On the eve of Sarajevo's 25th anniversary, they saw on the European horizon signs aplenty that the old war-ridden continent was again facing nerve-wracking summer days of crisis.
In Germany an unprecedented peace time mobilization of 2,000,000 men was under way. Division after division moved into the Limes Line, there to face the French poilus long ago shoved into the Maginot Line. Into East Prussia, already an armed camp, went more antiaircraft regiments, and a narrow strip along the border of Poland's vital southern indus trial area was closed to civilians. Reports persisted that a few Italian soldiers had also been brought up there, perhaps as a moral stimulant to their Nazi brothers.
Polish soldiers, weary of inaction after three straight months in uniform, watched across the Danzig border as Nazis in the Free City got ever bolder.
Italy announced the biggest maneuvers of her history, to be climaxed with a sham "Battle of the Po" in the North. The Fascists made no bones about naming the invader: the French. Lest scheduled naval maneuvers in September heighten the chances for a crisis in that fateful month, Great Britain advanced her fall sea games to August when sailors presumably may play without trepidation.
As more and more reservists were called up, statesmen, politicians, journalists and generals hauled out their big oratorical guns for what promised to be a screaming international debate. At Verdun, where 23 years ago this week the French defenders were repulsing the attacking Germans, the usually silent General Maurice Gustave Gamelin, commander-in-chief of all French armed forces, said that "respect cannot be bought with concessions." French Foreign Minister Georges Bonnet spoke to fellow Radical Socialists of the "spectre of war" haunting Europe, came right out and pleaded with the U. S. to remove war fears by joining the British-French Peace Front.
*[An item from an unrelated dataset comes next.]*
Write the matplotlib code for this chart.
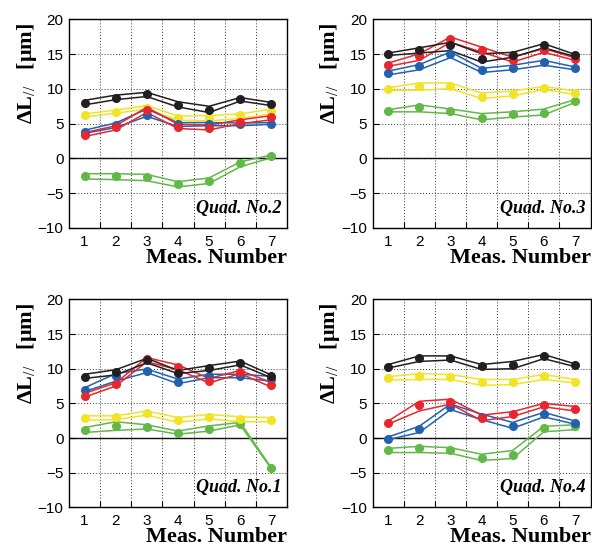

Political Journalist Andre Geraud (Per-tinax) viewed German mobilization as a prelude to war, reported that the usually peaceful Prussian militarists were now won over to action.
Vladimir Poliakoff (Augur), White Russian newspaperman who snoops around odd corners of European chancelleries and sometimes pulls out something good, last week reported to the New York Times that British Foreign Secretary Viscount Halifax had sent, through an unnamed emissary, to German Foreign Minister Joachim von Ribbentrop an odd but simple and direct message: "If you want war you can have war." Almost as defiant was Prime Minister Chamberlain, who delivered the most direct warning he has yet given to the Reich and boasted about Britain's newly found military power.